Naturalization or Citizenship
Naturalization is the process by which a U.S. permanent resident becomes a U.S. citizen.
To qualify for naturalization, an applicant must fulfill the requirements established by Congress in the Immigration and Nationality Act (INA). Some of the ways in which one may qualify for Naturalization are as follows:
Permanent resident may qualify for citizenship if they have been permanent resident for at least 5 years and all other eligibility requirements are met.. However, one has to be a permanent resident for at least 3 years or more to file as a spouse of a U.S. citizen.
An individual may also qualify for citizenship if he/ she has qualifying service in the U.S. armed forces and meets all other eligibility requirements
A child may qualify for naturalization if the child is a U.S. citizen, was born outside the U.S., is currently residing outside the U.S., and all other eligibility requirements are met.
A child may already be a U.S. citizen and not need to apply for naturalization if the child's biological or adoptive parent(s) became a U.S. citizen before the child reached the age of 18.

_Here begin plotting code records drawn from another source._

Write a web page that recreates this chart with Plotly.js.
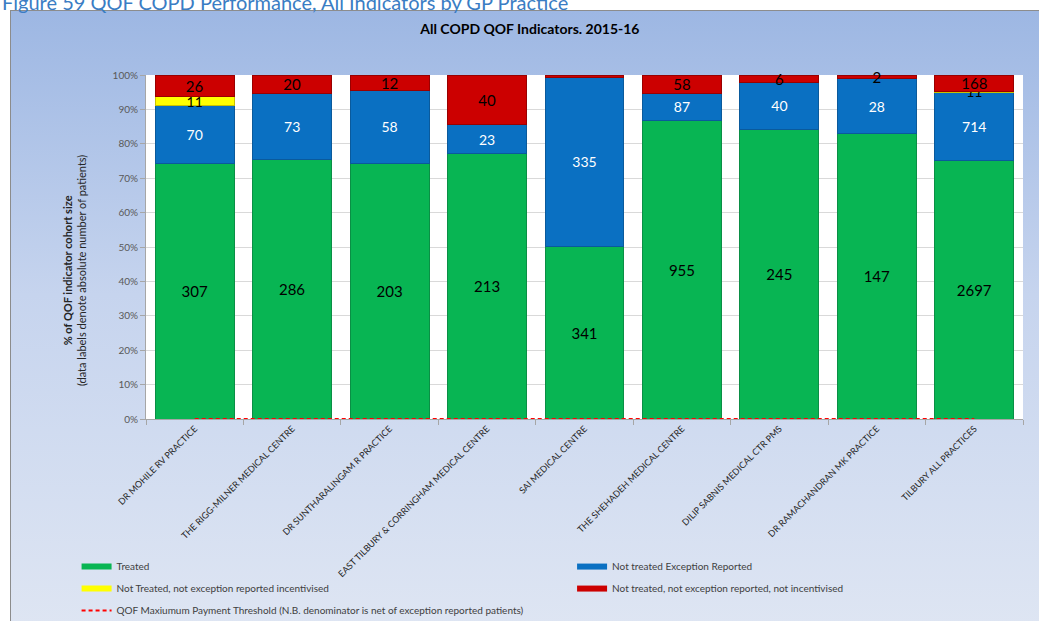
<!DOCTYPE html>
<html>
<head>
<meta charset="utf-8">
<script src="https://cdn.plot.ly/plotly-3.0.1.min.js"></script>
<style>
  html, body { margin: 0; padding: 0; background: #ffffff; }
  #wrap { position: relative; width: 1039px; height: 621px; overflow: hidden; background: #ffffff; }
  #frame {
    position: absolute; left: 10px; top: 10px; width: 1040px; height: 630px;
    border: 1px solid #8c8c8c;
    background: linear-gradient(to bottom, #9db7e3 0%, #c6d4ee 45%, #dfe6f3 100%);
  }
  #chart { position: absolute; left: 0; top: 0; width: 1039px; height: 621px; }
</style>
</head>
<body>
<div id="wrap">
  <div id="frame"></div>
  <div id="chart"></div>
</div>
<script>
// Practices (categories)
const practices = [
  "DR MOHILE RV PRACTICE",
  "THE RIGG-MILNER MEDICAL CENTRE",
  "DR SUNTHARALINGAM R PRACTICE",
  "EAST TILBURY & CORRINGHAM MEDICAL CENTRE",
  "SAI MEDICAL CENTRE",
  "THE SHEHADEH MEDICAL CENTRE",
  "DILIP SABNIS MEDICAL CTR PMS",
  "DR RAMACHANDRAN MK PRACTICE",
  "TILBURY ALL PRACTICES"
];

// Patient counts per outcome
const treated              = [307, 286, 203, 213, 341, 955, 245, 147, 2697];
const exceptionReported    = [70, 73, 58, 23, 335, 87, 40, 28, 714];
const notTreatedIncentive  = [11, 0, 0, 0, 0, 0, 0, 0, 11];
const notTreatedNoIncent   = [26, 20, 12, 40, 4, 58, 6, 2, 168];

// QOF maximum payment threshold (%)
const threshold = [0, 0, 0, 0, 0, 0, 0, 0, 0];

const seriesNames = [
  "Treated",
  "Not treated Exception Reported",
  "Not Treated, not exception reported incentivised",
  "Not treated, not exception reported, not incentivised",
  "QOF Maxiumum Payment Threshold (N.B. denominator is net of exception reported patients)"
];

const colors = {
  green: "#08b553", greenEdge: "#0a8f45",
  blue: "#0a70c2", blueEdge: "#0a5a9c",
  yellow: "#ffff00", yellowEdge: "#c9c200",
  red: "#cc0000", redEdge: "#990000"
};

const FONT = "Lato, 'Open Sans', sans-serif";

function labels(vals) { return vals.map(v => v ? String(v) : ""); }

function barTrace(vals, name, fill, edge, textColor, textSize) {
  return {
    type: "bar",
    x: practices,
    y: vals,
    name: name,
    showlegend: false,
    legendgroup: name,
    marker: { color: fill, line: { color: edge, width: 1 } },
    text: labels(vals),
    textposition: "inside",
    insidetextanchor: "middle",
    textangle: 0,
    constraintext: "none",
    cliponaxis: false,
    textfont: { family: FONT, size: textSize, color: textColor },
    hoverinfo: "x+y+name"
  };
}

// Legend keys drawn as thick flat strokes
function legendKey(name, color, legendId) {
  return {
    type: "scatter", mode: "lines",
    x: [null], y: [null],
    name: name, legendgroup: name,
    legend: legendId,
    line: { color: color, width: 6 },
    hoverinfo: "skip"
  };
}

const data = [
  barTrace(treated, seriesNames[0], colors.green, colors.greenEdge, "#000000", 15),
  barTrace(exceptionReported, seriesNames[1], colors.blue, colors.blueEdge, "#ffffff", 14),
  barTrace(notTreatedIncentive, seriesNames[2], colors.yellow, colors.yellowEdge, "#000000", 14),
  barTrace(notTreatedNoIncent, seriesNames[3], colors.red, colors.redEdge, "#000000", 15),
  legendKey(seriesNames[0], colors.green, "legend"),
  legendKey(seriesNames[2], colors.yellow, "legend"),
  legendKey(seriesNames[1], colors.blue, "legend2"),
  legendKey(seriesNames[3], colors.red, "legend2"),
  {
    type: "scatter", mode: "lines",
    x: practices, y: threshold,
    name: seriesNames[4],
    legendgroup: "threshold",
    legend: "legend",
    line: { color: "#ff0000", width: 2, dash: "4px,3px" },
    cliponaxis: false
  }
];

const legendBase = {
  orientation: "v",
  xref: "container", yref: "container",
  yanchor: "top", xanchor: "left",
  y: 0.111,
  bgcolor: "rgba(0,0,0,0)",
  font: { family: FONT, size: 10, color: "#404040" },
  traceorder: "grouped",
  tracegroupgap: 3,
  itemwidth: 30
};

const layout = {
  width: 1039, height: 621,
  paper_bgcolor: "rgba(0,0,0,0)",
  plot_bgcolor: "#ffffff",
  margin: { l: 146, r: 16, t: 75, b: 202, autoexpand: false },
  font: { family: FONT, size: 10, color: "#404040" },
  barmode: "stack",
  barnorm: "percent",
  bargap: 0.19,
  title: {
    text: "<b>All COPD QOF Indicators. 2015-16</b>",
    font: { family: FONT, size: 14, color: "#000000" },
    x: 0.51, xanchor: "center",
    y: 0.953, yanchor: "middle"
  },
  xaxis: {
    type: "category",
    automargin: false,
    tickangle: -45,
    tickfont: { family: FONT, size: 9, color: "#262626" },
    ticks: "outside", ticklen: 5, tickcolor: "#a6a6a6",
    tickson: "boundaries",
    showline: true, linecolor: "#a6a6a6", linewidth: 1,
    showgrid: false,
    fixedrange: true
  },
  yaxis: {
    automargin: false,
    range: [0, 100],
    dtick: 10,
    ticksuffix: "%",
    tickfont: { family: FONT, size: 10, color: "#595959" },
    ticks: "outside", ticklen: 5, tickcolor: "#a6a6a6",
    showline: true, linecolor: "#a6a6a6", linewidth: 1,
    gridcolor: "#d9d9d9",
    zeroline: false,
    fixedrange: true
  },
  showlegend: true,
  legend: Object.assign({}, legendBase, { x: 0.0737 }),
  legend2: Object.assign({}, legendBase, { x: 0.5506 }),
  annotations: [
    {
      xref: "paper", yref: "paper",
      x: 0, y: 0.43, xshift: -72,
      xanchor: "center", yanchor: "middle",
      textangle: -90,
      showarrow: false,
      align: "center",
      text: "<b>% of QOF indicator cohort size</b><br>(data labels denote absolute number of patients)",
      font: { family: FONT, size: 11, color: "#262626" }
    },
    {
      xref: "paper", yref: "paper",
      x: 0, y: 1, xshift: -146, yshift: 59,
      xanchor: "left", yanchor: "bottom",
      showarrow: false,
      text: "Figure 59 QOF COPD Performance, All Indicators by GP Practice",
      font: { family: FONT, size: 20, color: "#3a7dc4" }
    }
  ]
};

Plotly.newPlot("chart", data, layout, { displayModeBar: false, staticPlot: true });
</script>
</body>
</html>
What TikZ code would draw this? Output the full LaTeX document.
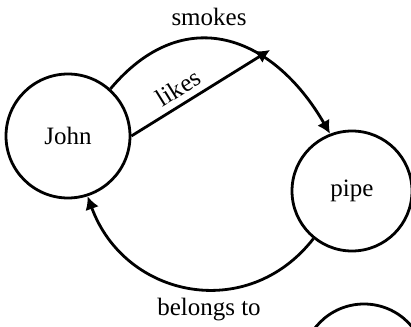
\documentclass[tikz,border=0pt]{standalone}
\usepackage{fontspec}
\setmainfont{Liberation Serif}
\usepackage{tikz}
\usetikzlibrary{arrows.meta,positioning}

\begin{document}
\begin{tikzpicture}[x=0.5pt,y=0.5pt,
    concept/.style={draw, circle, line width=1.4pt, inner sep=0pt},
    relation/.style={line width=1.4pt, -{Latex[length=6.5pt,width=7pt]}},
    font=\fontsize{12.5}{15}\selectfont]
        \useasboundingbox (0,0) rectangle (411,326);
        \node[concept, minimum size=62pt] (john) at (68,190) {John};
        \node[concept, minimum size=60pt] (pipe) at (352,135) {pipe};
        \node[concept, minimum size=62pt] (other) at (364,-40) {};
        \coordinate (tip) at (270,276);
        \draw[relation] (john.48) to[out=50, in=120, looseness=1.3] (pipe.111);
        \draw[relation] (john.east) -- (tip) node[pos=0.4, above=1pt, sloped, inner sep=2pt]{likes};
        \draw[relation] (pipe.231) to[out=232, in=290, looseness=1.2] (john.288);
        \node at (209,309) {smokes};
        \node at (209,16) {belongs to};
      \end{tikzpicture}
\end{document}
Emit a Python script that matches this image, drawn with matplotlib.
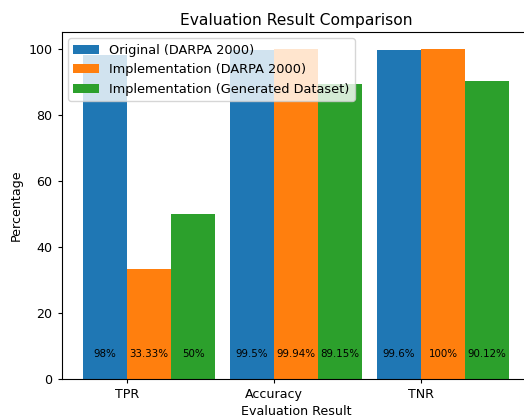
import matplotlib
matplotlib.use("Agg")
import matplotlib.pyplot as plt
import numpy as np

categories = ["TPR", "Accuracy", "TNR"]
series_names = ["Original (DARPA 2000)", "Implementation (DARPA 2000)", "Implementation (Generated Dataset)"]
original = [98, 99.5, 99.6]
impl_darpa = [33.33, 99.94, 100]
impl_gen = [50, 89.15, 90.12]
label_original = ["98%", "99.5%", "99.6%"]
label_darpa = ["33.33%", "99.94%", "100%"]
label_gen = ["50%", "89.15%", "90.12%"]

fig = plt.figure(figsize=(5.24, 4.2), dpi=100)
ax = fig.add_axes([61.6/524, 1-379/420, 469/524, (379-32)/420])

x = np.arange(len(categories))
w = 0.3
colors = ["#1f77b4", "#ff7f0e", "#2ca02c"]
data = [original, impl_darpa, impl_gen]
labels = [label_original, label_darpa, label_gen]
offsets = [-w, 0, w]
for d, lab, off, c, name in zip(data, labels, offsets, colors, series_names):
    ax.bar(x + off, d, w, align="edge", color=c, label=name)
    for xi, t in zip(x, lab):
        ax.text(xi + off + w/2, 7.6, t, ha="center", va="center", fontsize=7.4)

ax.set_xticks(x)
ax.set_xticklabels(categories)
ax.tick_params(labelsize=9.1, length=3.2)
ax.set_xlabel("Evaluation Result", fontsize=9.1, labelpad=3)
ax.set_ylabel("Percentage", fontsize=9.1)
ax.set_title("Evaluation Result Comparison", fontsize=11.2, pad=5)
ax.spines["right"].set_visible(False)
ax.legend(loc="upper left", fontsize=9.3)
fig.savefig("out.png", dpi=100)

Application to Preserve Residence for Naturalization purposes (N-470)
To be eligible for making this application, the applicant must have been physically present and residing in the US continuously, without any absence for at least 1 year after admission as a permanent residence, will be required to be absent from the US for 1 year or more and have been in a specific job with the US government, private sector or a religious organization and wants to preserve his or her continuous residence for naturalization purposes.
If USCIS approves the primary applicant’s application to preserve his or her continuous residence for naturalization purposes, then the spouse and dependent unmarried children will also receive the same benefit if they are members of the same household and reside while residing abroad.